Last but not least, they had Willie Lanier from Morgan State, Frank Pitts and Robert Holmes from Southern University, and Jim Marsalis and Willie Mitchell from Tennessee State. 

Ten years earlier, in 1959, you couldn’t fill out a 53-man roster with Black NFL players. There were just 50 across the league. 
   
Over the next decade, as HBCU gridiron talent peaked and college football underwent its most dramatic period of integration at predominantly white institutions, teams in the NFL and the fledgling AFL started to embrace Black talent.

Coach Hank Stram (with trophy) and owner Lamar Hunt (left) built their 1969 roster with 13 players from HBCUs, including receiver Otis Taylor (second from left). Taylor was the favorite target for quarterback Len Dawson (right).

That change was long overdue, and it might have been even longer in the making if not for competition between the rival pro leagues.
   
The AFL’s debut in 1960 meant 10 new franchises in professional football and an influx of 350 available roster spots. That year, 57 Black players suited up for NFL teams, and 46 Black players joined the AFL. 

From one season to the next, the number of Black athletes in pro football had more than doubled. Even more dramatic? The number of players from HBCUs nearly tripled, from 10 to 29.  

The AFL was looking to take a bite out of the NFL’s hold on American football fans, and the upstart league used integration as a competitive advantage.

Maybe the AFL was more progressive; maybe the league just had common sense.

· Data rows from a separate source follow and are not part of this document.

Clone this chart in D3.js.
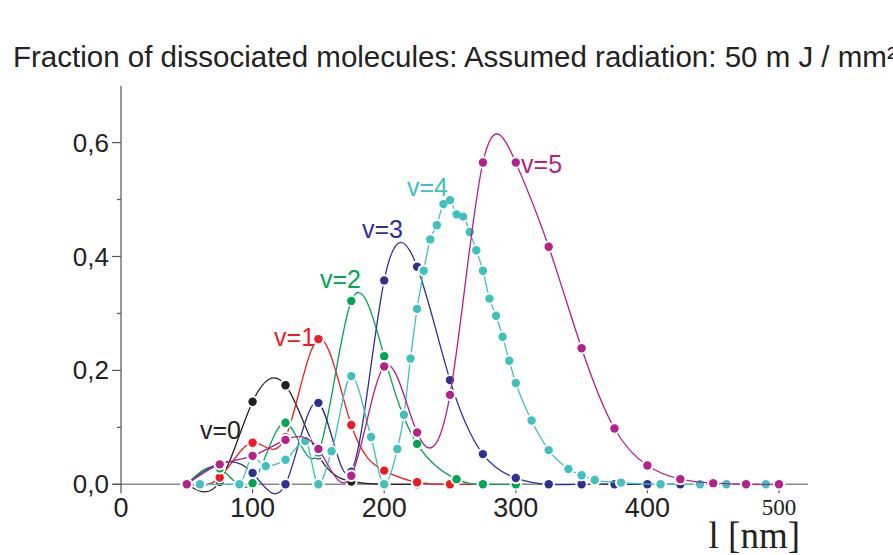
<!DOCTYPE html>
<html>
<head>
<meta charset="utf-8">
<script src="https://cdn.jsdelivr.net/npm/d3@7/dist/d3.min.js"></script>
<style>
  html, body { margin: 0; padding: 0; background: #fff; }
  svg { display: block; }
</style>
</head>
<body>
<svg id="chart" width="893" height="555"></svg>
<script>
// Wavelength grid (nm) shared by most vibrational levels
const lambdaGrid = [50, 75, 100, 125, 150, 175, 200, 225, 250, 275, 300, 325, 350, 375, 400, 425, 450, 475, 500];

// Fraction of dissociated molecules per vibrational level v
const v0 = { x: [50, 75, 100, 125, 150, 175, 200, 225],
             y: [0, 0.0045, 0.145, 0.174, 0.051, 0.005, 0, 0] };
const v1 = { x: [50, 75, 100, 125, 150, 175, 200, 225, 250, 275],
             y: [0, 0.012, 0.073, 0.0825, 0.255, 0.104, 0.024, 0.0035, 0, 0] };
const v2 = { x: [50, 75, 100, 125, 150, 175, 200, 225, 255, 275, 300],
             y: [0, 0.028, 0.002, 0.108, 0.056, 0.322, 0.225, 0.071, 0.009, 0, 0] };
const v3 = { x: [50, 75, 100, 125, 150, 175, 200, 225, 250, 275, 300, 325, 350, 375, 400, 425],
             y: [0, 0.037, 0.02, 0, 0.143, 0.022, 0.358, 0.382, 0.183, 0.053, 0.011, 0, 0, 0, 0, 0] };
const v4 = { x: [60, 90, 100, 110, 125, 140, 150, 160, 175, 190, 200, 210, 215, 220, 225, 230, 235, 240, 245, 250,
                 255, 260, 265, 270, 275, 280, 285, 290, 295, 300, 312, 325, 340, 350, 360, 380, 410, 440, 460, 490],
             y: [0, 0, 0.048, 0.032, 0.043, 0.076, 0, 0.058, 0.19, 0.083, 0, 0.062, 0.122, 0.221, 0.308, 0.375, 0.43, 0.455, 0.492, 0.499,
                 0.474, 0.47, 0.443, 0.411, 0.375, 0.326, 0.296, 0.259, 0.217, 0.178, 0.112, 0.06, 0.027, 0.016, 0.0075, 0.003, 0, 0, 0, 0] };
const v5 = { x: lambdaGrid,
             y: [0, 0.035, 0.05, 0.078, 0.062, 0.015, 0.207, 0.091, 0.157, 0.565, 0.565, 0.417, 0.239, 0.098, 0.033, 0.009, 0.002, 0, 0] };

const seriesNames = ["v=0", "v=1", "v=2", "v=3", "v=4", "v=5"];
const seriesData = [v0, v1, v2, v3, v4, v5];
const seriesColors = ["#231f20", "#ed1c24", "#00a651", "#2e3192", "#3fc1bf", "#b3218d"];
// label anchor positions in data units (lambda, fraction), text baseline-left
const labelAt = [[60, 0.0795], [116.3, 0.243], [151.2, 0.345], [183.1, 0.4325], [217.3, 0.506], [304, 0.5466]];

const yTicksMajor = [0, 0.2, 0.4, 0.6];
const yTicksMinor = [0.1, 0.3, 0.5];
const xTicks = [0, 100, 200, 300, 400, 500];

const svg = d3.select("#chart");
const x = d3.scaleLinear().domain([0, 500]).range([121, 779]);
const y = d3.scaleLinear().domain([0, 0.7]).range([484.3, 85.65]);

const axisColor = "#555";
const sans = "'Liberation Sans', Arial, sans-serif";
const serif = "'Liberation Serif', 'Times New Roman', serif";

// Title
svg.append("text")
  .attr("x", 13).attr("y", 67)
  .attr("font-family", sans).attr("font-size", 29.5).attr("fill", "#222")
  .text("Fraction of dissociated molecules: Assumed radiation: 50 m J / mm²");

// Axes
const ax = svg.append("g");
ax.append("line")
  .attr("x1", x(-6)).attr("x2", x(522)).attr("y1", y(0)).attr("y2", y(0))
  .attr("stroke", "#888").attr("stroke-width", 1.6);
ax.append("line")
  .attr("x1", x(0)).attr("x2", x(0)).attr("y1", y(0)).attr("y2", y(0.7))
  .attr("stroke", axisColor).attr("stroke-width", 1.2);

ax.selectAll(".ymaj").data(yTicksMajor).join("line")
  .attr("x1", x(0) - 9).attr("x2", x(0)).attr("y1", d => y(d)).attr("y2", d => y(d))
  .attr("stroke", axisColor).attr("stroke-width", 1.2);
ax.selectAll(".ymin").data(yTicksMinor).join("line")
  .attr("x1", x(0) - 4).attr("x2", x(0)).attr("y1", d => y(d)).attr("y2", d => y(d))
  .attr("stroke", axisColor).attr("stroke-width", 1.2);
ax.selectAll(".ylab").data(yTicksMajor).join("text")
  .attr("x", x(0) - 12).attr("y", d => y(d) + 9)
  .attr("text-anchor", "end")
  .attr("font-family", sans).attr("font-size", 26).attr("fill", "#222")
  .text(d => d3.format(".1f")(d).replace(".", ","));

ax.selectAll(".xt").data(xTicks).join("line")
  .attr("x1", d => x(d)).attr("x2", d => x(d)).attr("y1", y(0)).attr("y2", y(0) + 9)
  .attr("stroke", axisColor).attr("stroke-width", 1.2);
ax.selectAll(".xlab").data(xTicks).join("text")
  .attr("x", d => x(d)).attr("y", d => d === 500 ? 515 : 517)
  .attr("text-anchor", "middle")
  .attr("font-family", d => d === 500 ? serif : sans)
  .attr("font-size", d => d === 500 ? 23 : 27)
  .attr("fill", "#222")
  .text(d => d);

svg.append("text")
  .attr("x", 800).attr("y", 548).attr("text-anchor", "end")
  .attr("font-family", serif).attr("font-size", 37).attr("fill", "#222")
  .text("l [nm]");

// Series: smooth curves through the points, dots with a white halo
seriesData.forEach((s, i) => {
  const pts = s.x.map((xv, j) => [xv, s.y[j]]);
  const curve = i === 4 ? d3.curveMonotoneX : d3.curveNatural;
  const line = d3.line().x(d => x(d[0])).y(d => y(d[1])).curve(curve);
  const g = svg.append("g");
  g.append("path").attr("d", line(pts))
    .attr("fill", "none").attr("stroke", seriesColors[i]).attr("stroke-width", 1.3);
  g.selectAll(".halo").data(pts).join("circle")
    .attr("cx", d => x(d[0])).attr("cy", d => y(d[1])).attr("r", 6.2).attr("fill", "#fff");
  g.selectAll(".dot").data(pts).join("circle")
    .attr("cx", d => x(d[0])).attr("cy", d => y(d[1])).attr("r", 4.2).attr("fill", seriesColors[i]);
  g.append("text")
    .attr("x", x(labelAt[i][0])).attr("y", y(labelAt[i][1]))
    .attr("font-family", sans).attr("font-size", 25).attr("fill", seriesColors[i])
    .text(seriesNames[i]);
});
</script>
</body>
</html>
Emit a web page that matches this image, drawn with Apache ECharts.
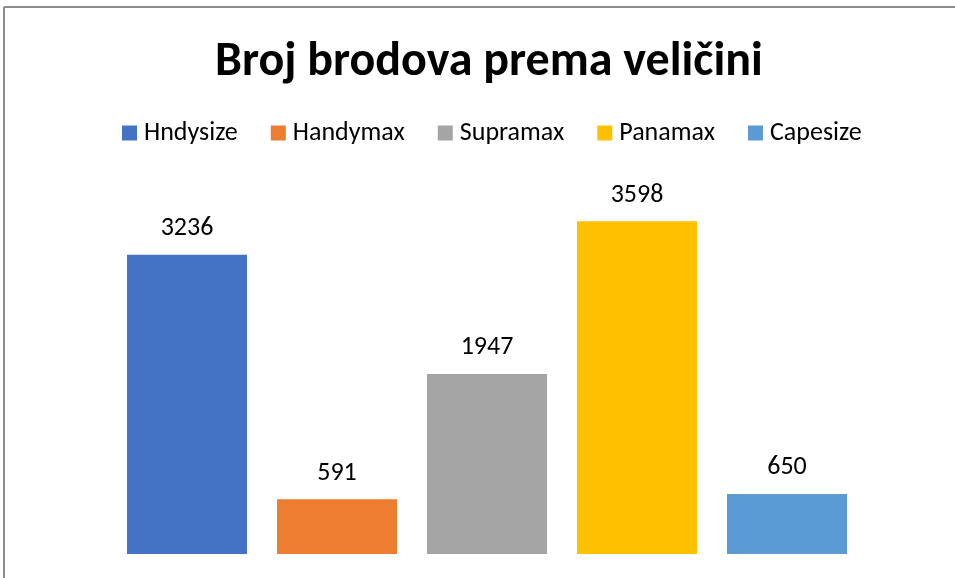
<!DOCTYPE html>
<html>
<head>
<meta charset="utf-8">
<script src="https://cdn.jsdelivr.net/npm/echarts@6/dist/echarts.min.js"></script>
<style>
  html, body { margin: 0; padding: 0; background: #fff; }
  #main { width: 955px; height: 578px; }
</style>
</head>
<body>
<div id="main"></div>
<script>
const categories = ['Hndysize', 'Handymax', 'Supramax', 'Panamax', 'Capesize']
const values = [3236, 591, 1947, 3598, 650]
const colors = ['#4472C4', '#ED7D31', '#A5A5A5', '#FFC000', '#5B9BD5']

const font = "Calibri, Carlito, 'Open Sans', sans-serif"

// one series per ship class, so each gets its own legend entry
const series = categories.map((name, i) => ({
  name,
  type: 'bar',
  stack: 'total',
  barWidth: 120,
  itemStyle: { color: colors[i] },
  label: {
    show: true,
    position: 'top',
    distance: 13,
    color: '#000',
    fontSize: 26,
    fontFamily: font,
  },
  data: categories.map((_, j) => (j === i ? values[i] : null)),
}))

const chart = echarts.init(document.getElementById('main'))
chart.setOption({
  backgroundColor: '#fff',
  animation: false,
  title: {
    text: 'Broj brodova prema veličini',
    left: 210,
    top: 34,
    textStyle: { fontSize: 48, fontWeight: 'bold', color: '#000', fontFamily: font },
  },
  legend: {
    top: 115,
    left: 117,
    itemWidth: 15,
    itemHeight: 15,
    itemGap: 33,
    icon: 'rect',
    textStyle: { fontSize: 26, color: '#000', fontFamily: font, padding: [0, 0, 0, 2] },
  },
  grid: { left: 112, right: 93, top: 184, bottom: 24 },
  xAxis: {
    type: 'category',
    data: categories,
    axisLine: { show: false },
    axisTick: { show: false },
    axisLabel: { show: false },
  },
  yAxis: {
    type: 'value',
    min: 0,
    max: 4000,
    show: false,
    splitLine: { show: false },
  },
  graphic: [
    { type: 'line', shape: { x1: 4, y1: 7, x2: 955, y2: 7 }, style: { stroke: '#8c8c8c', lineWidth: 2 } },
    { type: 'line', shape: { x1: 4, y1: 7, x2: 4, y2: 578 }, style: { stroke: '#8c8c8c', lineWidth: 2 } },
  ],
  series,
})
</script>
</body>
</html>
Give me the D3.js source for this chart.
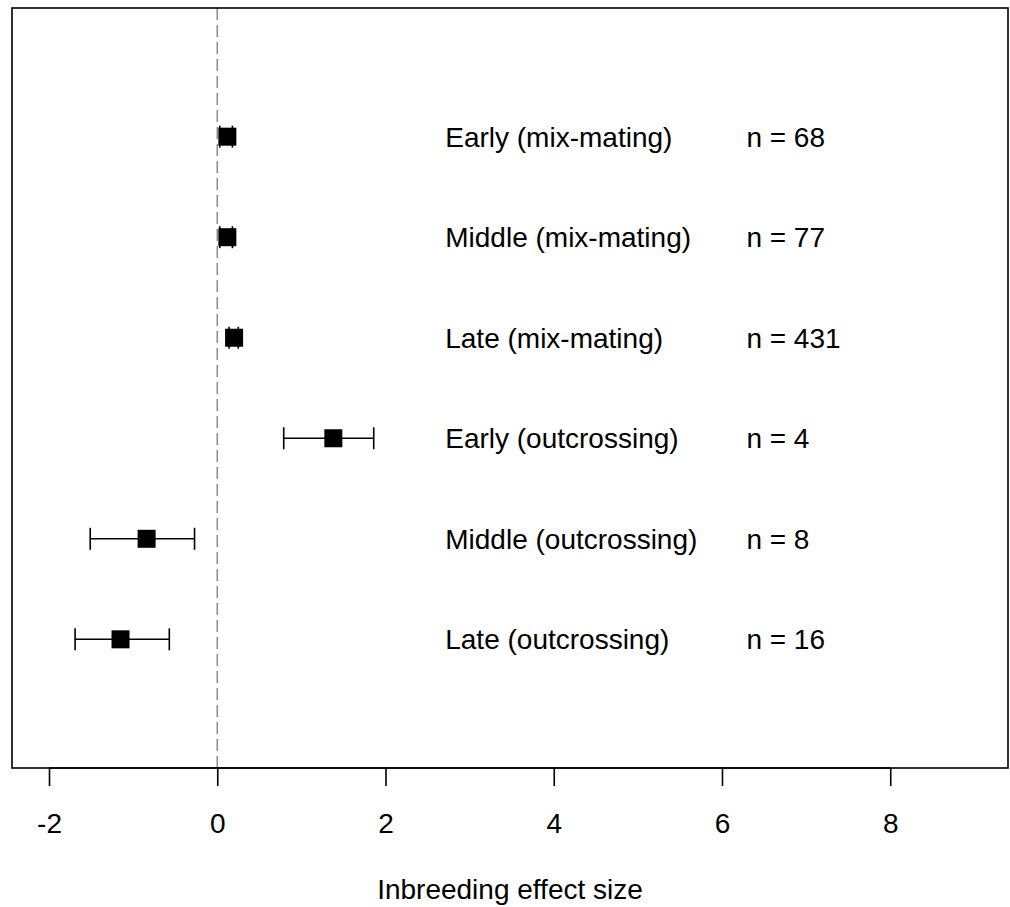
<!DOCTYPE html>
<html>
<head>
<meta charset="utf-8">
<script src="https://cdn.jsdelivr.net/npm/d3@7"></script>
<style>
  html, body { margin: 0; padding: 0; background: #fff; }
  svg { display: block; }
  text { font-family: "Liberation Sans", Arial, sans-serif; fill: #000; }
</style>
</head>
<body>
<svg id="chart" width="1010" height="907"></svg>
<script>
// Groups, top to bottom
const groups = [
  "Early (mix-mating)",
  "Middle (mix-mating)",
  "Late (mix-mating)",
  "Early (outcrossing)",
  "Middle (outcrossing)",
  "Late (outcrossing)"
];
// Mean effect size and confidence bounds per group
const means = [0.12, 0.12, 0.20, 1.38, -0.84, -1.15];
const lower = [0.03, 0.03, 0.14, 0.79, -1.51, -1.69];
const upper = [0.18, 0.18, 0.25, 1.86, -0.27, -0.57];
// Sample sizes
const counts = [68, 77, 431, 4, 8, 16];
// Axis ticks
const xTicks = [-2, 0, 2, 4, 6, 8];
const xTitle = "Inbreeding effect size";

const svg = d3.select("#chart");
const box = { left: 12, right: 1008, top: 8, bottom: 768 };
const fontSize = 28;

const x = d3.scaleLinear().domain([-2.44, 9.40]).range([box.left, box.right]);
// rows placed at 6 (top) .. 1 (bottom) on a 0..7 scale with a small pad
const y = d3.scaleLinear().domain([-0.28, 7.28]).range([box.bottom, box.top]);
const rowY = i => y(groups.length - i);

// reference line at zero
svg.append("line")
  .attr("x1", x(0)).attr("x2", x(0))
  .attr("y1", box.top).attr("y2", box.bottom)
  .attr("stroke", "#8c8c8c").attr("stroke-width", 1.5)
  .attr("stroke-dasharray", "12,5");

// error bars
const rows = svg.append("g").selectAll("g")
  .data(groups.map((g, i) => ({ g, i, m: means[i], lo: lower[i], hi: upper[i], n: counts[i] })))
  .join("g");

rows.append("line")
  .attr("x1", d => x(d.lo)).attr("x2", d => x(d.hi))
  .attr("y1", d => rowY(d.i)).attr("y2", d => rowY(d.i))
  .attr("stroke", "#000").attr("stroke-width", 1.6);

const capH = 11;
rows.selectAll("line.cap")
  .data(d => [d.lo, d.hi].map(v => ({ v, i: d.i })))
  .join("line")
  .attr("class", "cap")
  .attr("x1", d => x(d.v)).attr("x2", d => x(d.v))
  .attr("y1", d => rowY(d.i) - capH).attr("y2", d => rowY(d.i) + capH)
  .attr("stroke", "#000").attr("stroke-width", 1.6);

const sq = 18;
rows.append("rect")
  .attr("x", d => x(d.m) - sq / 2).attr("y", d => rowY(d.i) - sq / 2)
  .attr("width", sq).attr("height", sq)
  .attr("fill", "#000");

// group labels and sample sizes
rows.append("text")
  .attr("x", x(2.71)).attr("y", d => rowY(d.i) + fontSize * 0.358)
  .attr("font-size", fontSize)
  .text(d => d.g);
rows.append("text")
  .attr("x", x(6.29)).attr("y", d => rowY(d.i) + fontSize * 0.358)
  .attr("font-size", fontSize)
  .text(d => "n = " + d.n);

// frame
svg.append("rect")
  .attr("x", box.left).attr("y", box.top)
  .attr("width", box.right - box.left).attr("height", box.bottom - box.top)
  .attr("fill", "none").attr("stroke", "#000").attr("stroke-width", 1.6);

// x axis
const axis = svg.append("g")
  .attr("transform", `translate(0,${box.bottom})`)
  .call(d3.axisBottom(x).tickValues(xTicks).tickSize(18).tickPadding(28).tickFormat(d3.format("d")));
axis.select(".domain")
  .attr("d", `M${x(xTicks[0])},0H${x(xTicks[xTicks.length - 1])}`)
  .attr("stroke-width", 1.6);
axis.selectAll(".tick line").attr("stroke-width", 1.6);
axis.selectAll(".tick text")
  .attr("font-size", fontSize)
  .attr("font-family", "Liberation Sans, Arial, sans-serif")
  .attr("dy", null)
  .attr("y", 833 - box.bottom)
  .text(d => d < 0 ? "-" + Math.abs(d) : d);

svg.append("text")
  .attr("x", 510).attr("y", 899)
  .attr("text-anchor", "middle")
  .attr("font-size", fontSize)
  .text(xTitle);
</script>
</body>
</html>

Either way, when AFL teams actively recruited Black talent, NFL teams had to keep up, and pro football as a whole got better for it. 

Hall of Fame linebacker Willie Lanier helped lead the Chiefs to two of the first four Super Bowls.

No team in that era rode the winds of change better than the Kansas City Chiefs, who threw down a marker by selecting Buchanan, a dominant defensive tackle out of Grambling State, with the No. 1 overall pick in the 1963 AFL Draft. 

The following year, NFL franchises drafted 23 players from HBCUs.  

The competition between the leagues didn’t end with dueling drafts, though. Signing those draftees was another task entirely, and the Chiefs found an edge for the AFL during their recruitment of Taylor, who would become an All-Pro wide receiver. 

In November 1964, both the Chiefs and the Philadelphia Eagles picked Taylor in their respective drafts. To land Taylor and other HBCU prospects, Kansas City sought a go-between who knew the players and their college programs — someone who could earn their trust. 

Enter Lloyd Wells.  
   
Wells, a graduate of HBCU Texas Southern, was working as a sportswriter at the Houston Informer, the city’s Black weekly newspaper. He’d gotten to know Taylor and his family while covering the football program at nearby Prairie View A&M. 

Lloyd Wells, pictured at lower left carrying Chiefs coach Hank Stram off the field with Otis Taylor (89), became the first full-time Black scout in AFL history. Taylor was the Chiefs' big-play threat, scoring 60 TDs in his career from 1965 to 1975.​​​​

The Chiefs saw the value Wells’ relationships could bring and hired him as a part-time scout.  
    
After the ‘64 NFL Draft, the league invited Taylor to a party in Dallas for its newest selections. The gathering was a ploy to sign draftees before they could negotiate with AFL teams. 

Wells knew this, so he tracked down the hotel where the NFL had stashed Taylor and Prairie View teammate Seth Cartwright.  
   
Posing as a writer from Ebony magazine, Wells talked his way inside, found Taylor and Cartwright, and snuck them out of the hotel late at night. From there, they drove to an airport in Fort Worth and flew to Kansas City, where both players signed contracts. 

The Vikings were favored by 12 points in Super Bowl IV, but the Chiefs helped the upstart AFL score its second consecutive upset of the NFL.

That’s how Wells went from part-time to full-time with the Chiefs and became the first full-time Black scout in AFL history. It’s also how Wells helped Kansas City build that era’s Blackest roster in pro football.

That’s the squad that spanked the Vikings 23-7 in Super Bowl IV.

That’s the squad with 13 Black players from HBCUs that brought together fathers and brothers and sons and cousins, from Grambling to Tennessee State to Southern.
   
That’s the squad that changed the game.